[Rows from a dataset of charts and code]
******************************
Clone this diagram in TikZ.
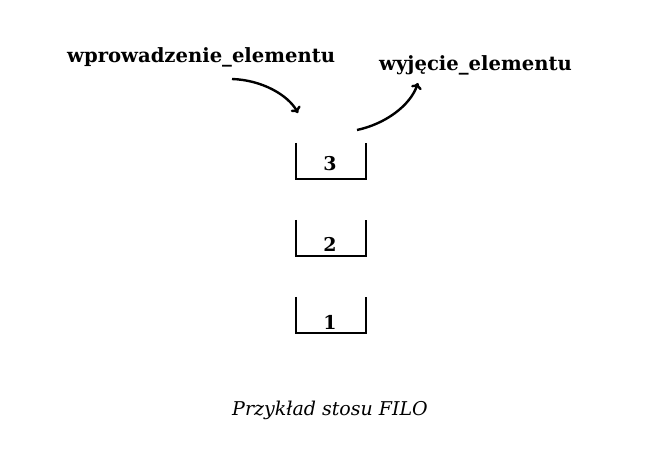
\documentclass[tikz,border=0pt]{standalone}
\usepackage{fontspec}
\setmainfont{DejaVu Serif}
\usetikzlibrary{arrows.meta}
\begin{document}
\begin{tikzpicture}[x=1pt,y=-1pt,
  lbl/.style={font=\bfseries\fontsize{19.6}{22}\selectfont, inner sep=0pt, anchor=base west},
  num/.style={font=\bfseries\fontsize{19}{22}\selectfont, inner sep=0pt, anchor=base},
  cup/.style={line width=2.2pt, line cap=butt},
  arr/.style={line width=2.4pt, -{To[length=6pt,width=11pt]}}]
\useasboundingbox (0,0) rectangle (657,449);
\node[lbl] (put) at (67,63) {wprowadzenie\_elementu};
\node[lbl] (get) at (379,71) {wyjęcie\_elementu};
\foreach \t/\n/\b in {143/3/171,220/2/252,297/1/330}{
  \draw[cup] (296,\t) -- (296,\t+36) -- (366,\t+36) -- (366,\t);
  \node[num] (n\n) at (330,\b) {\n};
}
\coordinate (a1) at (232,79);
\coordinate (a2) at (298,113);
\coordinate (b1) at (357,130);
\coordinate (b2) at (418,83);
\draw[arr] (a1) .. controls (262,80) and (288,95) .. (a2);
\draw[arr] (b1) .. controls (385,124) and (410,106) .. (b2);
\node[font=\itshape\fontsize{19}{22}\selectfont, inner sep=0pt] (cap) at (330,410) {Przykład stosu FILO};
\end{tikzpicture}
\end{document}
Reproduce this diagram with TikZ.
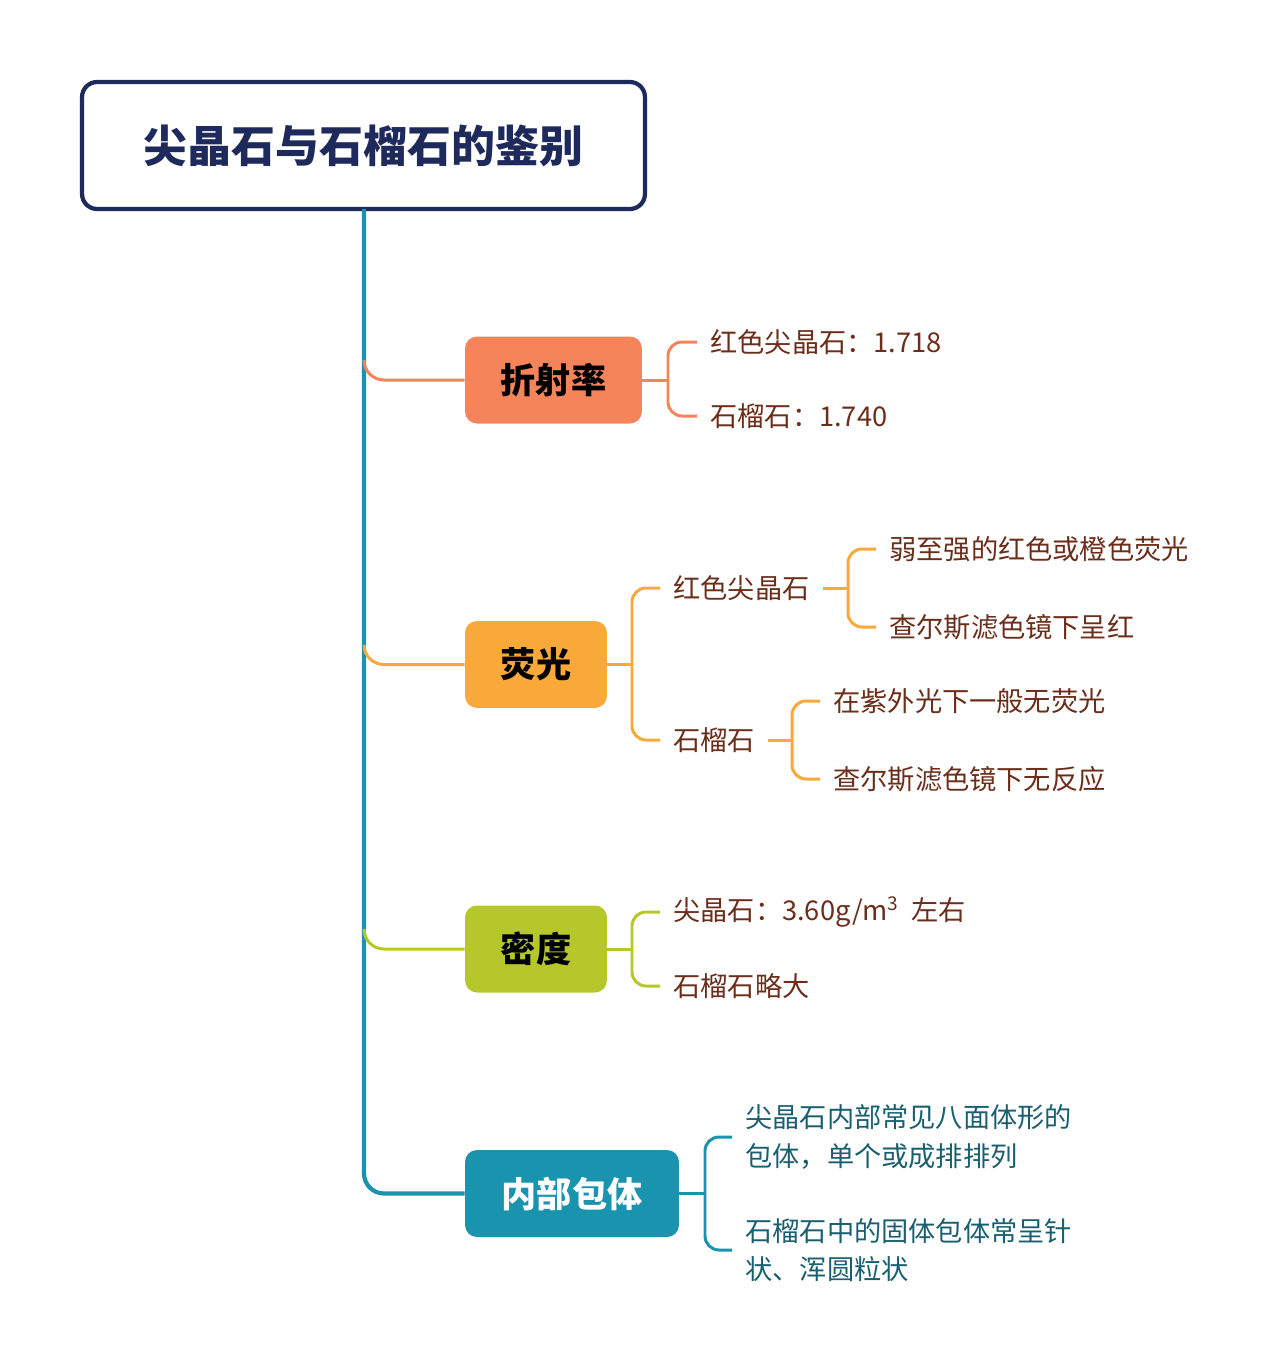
******************************
**EXERCISE AIM**
Quote all the records verbatim, dropping any pictures from your copy.

**ANSWER TO THE TASK**
Clone this diagram in TikZ.
\documentclass[tikz,border=0pt]{standalone}
\usepackage{fontspec}
\setmainfont{DejaVu Serif}
\usetikzlibrary{arrows.meta}
\begin{document}
\begin{tikzpicture}[x=1pt,y=-1pt,
  lbl/.style={font=\bfseries\fontsize{19.6}{22}\selectfont, inner sep=0pt, anchor=base west},
  num/.style={font=\bfseries\fontsize{19}{22}\selectfont, inner sep=0pt, anchor=base},
  cup/.style={line width=2.2pt, line cap=butt},
  arr/.style={line width=2.4pt, -{To[length=6pt,width=11pt]}}]
\useasboundingbox (0,0) rectangle (657,449);
\node[lbl] (put) at (67,63) {wprowadzenie\_elementu};
\node[lbl] (get) at (379,71) {wyjęcie\_elementu};
\foreach \t/\n/\b in {143/3/171,220/2/252,297/1/330}{
  \draw[cup] (296,\t) -- (296,\t+36) -- (366,\t+36) -- (366,\t);
  \node[num] (n\n) at (330,\b) {\n};
}
\coordinate (a1) at (232,79);
\coordinate (a2) at (298,113);
\coordinate (b1) at (357,130);
\coordinate (b2) at (418,83);
\draw[arr] (a1) .. controls (262,80) and (288,95) .. (a2);
\draw[arr] (b1) .. controls (385,124) and (410,106) .. (b2);
\node[font=\itshape\fontsize{19}{22}\selectfont, inner sep=0pt] (cap) at (330,410) {Przykład stosu FILO};
\end{tikzpicture}
\end{document}
Reproduce this diagram with TikZ.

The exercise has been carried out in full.